I was working up to writing about something else - my approach to writing is akin to turning around the Queen Mary II; nothing happens quickly - when I saw the news that Macworld had discontinued its print edition and laid off much of its editorial staff. It's certainly a sad time for the talented people there who are looking for work, several of whom had just returned from a final hurrah at Apple's unveiling of the iPhone 6 and Apple Watch. It's also something of a sad time for me. I subscribed to Macworld years ago, when I had the original Macintosh, and re-subscribed in 2010 or so when I finally ditched my Windows PC for a MacBook. The magazine's sibling, PC World, discontinued its print edition some months back, and at the time I wondered if Macworld's print days were numbered.

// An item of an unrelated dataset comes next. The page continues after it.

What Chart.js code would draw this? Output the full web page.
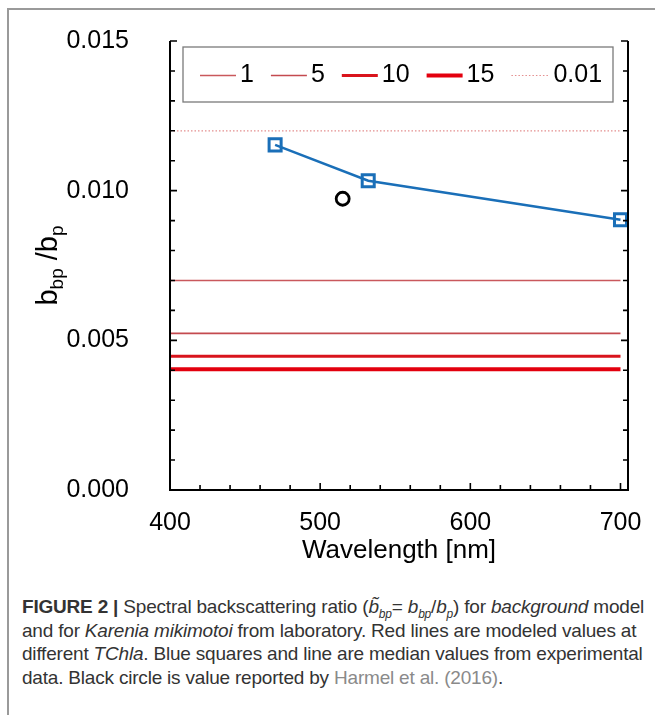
<!DOCTYPE html>
<html>
<head>
<meta charset="utf-8">
<script src="https://cdn.jsdelivr.net/npm/chart.js@4.4.0/dist/chart.umd.min.js"></script>
<style>
  html, body { margin: 0; padding: 0; background: #fff; }
  body { width: 655px; height: 715px; position: relative; overflow: hidden; }
  #frame { position: absolute; left: 7px; top: 8px; width: 660px; height: 720px;
           border-top: 2px solid #9a9a9a; border-left: 2px solid #9a9a9a; }
  #graph { position: absolute; left: 0; top: 0; }
  #caption { position: absolute; left: 22px; top: 595px; font-family: "Liberation Sans", Arial, sans-serif;
             font-size: 19px; line-height: 23.5px; color: #333; white-space: nowrap; letter-spacing: -0.2px; }
  #caption sub { font-size: 12px; line-height: 0; }
  #caption .ref { color: #8a8a8a; }
</style>
</head>
<body>
<div id="frame"></div>
<canvas id="graph" width="655" height="580"></canvas>
<div id="caption">
  <div><b>FIGURE 2 |</b> Spectral backscattering ratio (<i>b&#771;<sub>bp</sub></i>= <i>b<sub>bp</sub></i>/<i>b<sub>p</sub></i>) for <i>background</i> model</div>
  <div>and for <i>Karenia mikimotoi</i> from laboratory. Red lines are modeled values at</div>
  <div>different <i>TChla</i>. Blue squares and line are median values from experimental</div>
  <div>data. Black circle is value reported by <span class="ref">Harmel et al. (2016)</span>.</div>
</div>
<script>
// modeled ratio for different TChla (horizontal lines)
const lineRange = [400, 700];
const chlaLabels = ['1', '5', '10', '15', '0.01'];
const modelRatio = [0.0070, 0.00523, 0.00447, 0.00403, 0.0120];
const lineColors = ['#c9585c', '#c44a4f', '#d9141c', '#e3000e', '#e48f8f'];
const lineWidths = [1.5, 1.7, 3, 4, 1.2];

// laboratory medians (blue squares)
const labWavelength = [470, 532, 700];
const labRatio = [0.01153, 0.01033, 0.00903];

// Harmel et al. (2016)
const harmelWavelength = [515];
const harmelRatio = [0.00973];

const xTicks = [400, 500, 600, 700];
const yTicks = [0, 0.005, 0.010, 0.015];

const datasets = chlaLabels.map((lab, i) => ({
  label: lab,
  data: lineRange.map(x => ({ x, y: modelRatio[i] })),
  borderColor: lineColors[i],
  borderWidth: lineWidths[i],
  borderDash: lab === '0.01' ? [1.5, 2] : [],
  pointRadius: 0,
  showLine: true,
  legendItem: true
}));
datasets.push({
  label: 'lab',
  data: labWavelength.map((x, i) => ({ x, y: labRatio[i] })),
  borderColor: '#1a6fb8',
  borderWidth: 2.5,
  pointStyle: 'rect',
  pointRadius: 8.5,
  pointBorderWidth: 3,
  pointBackgroundColor: 'rgba(255,255,255,0)',
  pointBorderColor: '#1a6fb8',
  showLine: true
});
datasets.push({
  label: 'Harmel',
  data: harmelWavelength.map((x, i) => ({ x, y: harmelRatio[i] })),
  pointStyle: 'circle',
  pointRadius: 6.5,
  pointBorderWidth: 2.8,
  pointBorderColor: '#000',
  pointBackgroundColor: 'rgba(255,255,255,0)',
  showLine: false
});

const frameAxes = {
  id: 'frameAxes',
  afterDraw(chart) {
    const { ctx, chartArea: a, scales: { x, y } } = chart;
    ctx.save();
    ctx.strokeStyle = '#000';
    ctx.lineWidth = 2;
    ctx.beginPath();
    ctx.moveTo(a.left, a.top); ctx.lineTo(a.left, a.bottom); ctx.lineTo(a.right, a.bottom); ctx.lineTo(a.right, a.top);
    ctx.stroke();
    ctx.lineWidth = 1.6;
    ctx.beginPath();
    for (let v = 0; v <= 15; v++) {
      const py = y.getPixelForValue(v / 1000);
      const len = v % 5 === 0 ? 7 : 5;
      ctx.moveTo(a.left, py); ctx.lineTo(a.left + len, py);
      ctx.moveTo(a.right, py); ctx.lineTo(a.right - len, py);
    }
    for (let v = 420; v <= 700; v += 20) {
      const px = x.getPixelForValue(v);
      const len = v % 100 === 0 ? 7 : 5;
      ctx.moveTo(px, a.bottom); ctx.lineTo(px, a.bottom - len);
    }
    ctx.stroke();

    // legend box
    const bx = 183, by = 47, bw = 430, bh = 55;
    ctx.fillStyle = '#fff';
    ctx.fillRect(bx, by, bw, bh);
    ctx.strokeStyle = '#7a7a7a';
    ctx.lineWidth = 1.3;
    ctx.strokeRect(bx, by, bw, bh);
    ctx.font = '25px "Liberation Sans", Arial, sans-serif';
    ctx.textBaseline = 'middle';
    ctx.fillStyle = '#000';
    let cx = 200;
    const cy = by + bh / 2;
    chart.data.datasets.forEach(ds => {
      if (!ds.legendItem) return;
      const sample = ds.label === '0.01' ? 38 : 36;
      ctx.strokeStyle = ds.borderColor;
      ctx.lineWidth = ds.borderWidth;
      ctx.setLineDash(ds.borderDash);
      ctx.beginPath();
      ctx.moveTo(cx, cy + 1); ctx.lineTo(cx + sample, cy + 1);
      ctx.stroke();
      ctx.setLineDash([]);
      cx += sample + 4;
      ctx.fillText(ds.label, cx, cy + 1);
      cx += ctx.measureText(ds.label).width + 17;
    });

    // y title with subscripts
    ctx.translate(57, (a.top + a.bottom) / 2);
    ctx.rotate(-Math.PI / 2);
    ctx.textBaseline = 'alphabetic';
    const big = '29px "Liberation Sans", Arial, sans-serif';
    const small = '19px "Liberation Sans", Arial, sans-serif';
    const parts = [['b', big, 0], ['bp', small, 6], [' /b', big, 0], ['p', small, 6]];
    let total = 0;
    parts.forEach(p => { ctx.font = p[1]; total += ctx.measureText(p[0]).width; });
    let tx = -total / 2;
    parts.forEach(p => {
      ctx.font = p[1];
      ctx.fillText(p[0], tx, p[2]);
      tx += ctx.measureText(p[0]).width;
    });
    ctx.restore();
  }
};

new Chart(document.getElementById('graph'), {
  type: 'scatter',
  data: { datasets },
  options: {
    responsive: false,
    animation: false,
    devicePixelRatio: 1,
    layout: { padding: { top: 41, right: 27, left: 0, bottom: 0 } },
    plugins: { legend: { display: false }, tooltip: { enabled: false } },
    scales: {
      x: {
        type: 'linear', min: 400, max: 705,
        afterBuildTicks: s => { s.ticks = xTicks.map(v => ({ value: v })); },
        afterFit: s => { s.height = 90; s.paddingLeft = 0; s.paddingRight = 0; },
        grid: { display: false }, border: { display: false },
        ticks: { color: '#000', padding: 10, maxRotation: 0, font: { size: 25, family: '"Liberation Sans", Arial, sans-serif' } },
        title: { display: true, text: 'Wavelength [nm]', color: '#000', padding: { bottom: 14 },
                 font: { size: 26, family: '"Liberation Sans", Arial, sans-serif' } }
      },
      y: {
        min: 0, max: 0.015,
        afterBuildTicks: s => { s.ticks = yTicks.map(v => ({ value: v })); },
        afterFit: s => { s.width = 170; s.paddingTop = 0; s.paddingBottom = 0; },
        grid: { display: false }, border: { display: false },
        ticks: { color: '#000', padding: 33, font: { size: 25, family: '"Liberation Sans", Arial, sans-serif' },
                 callback: v => v.toFixed(3) }
      }
    }
  },
  plugins: [frameAxes]
});
</script>
</body>
</html>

But here's the thing: much as I am happy to get a lot of my information from the Internet, which can provide news faster and cheaper than can print, I like magazines. They're the thing you can turn to sitting on the sofa with ten minutes to kill. You can refer back to them. You can use them in Internet dead zones, like much of the underground portion of the DC Metro. They're easy to stuff into a bag and carry for just such an emergency, and short articles mean not having to remember where you are in the plot, unlike carrying an emergency novel.
I subscribe to a half-dozen magazines, and I used to buy a lot of single issues on the newsstand if something caught my eye. Not only are there fewer places to buy magazines these days, but the selection at, say, Barnes & Noble continually shrinks. Some hang on because a computer monitor doesn't do justice to the pictures: Scotland, and its siblingWhisky, are basically porn for Scottish scenery and booze, and wouldn't be the same in an on-line edition.
At any rate, print magazines seem to be a dying breed, and we're worse off for it.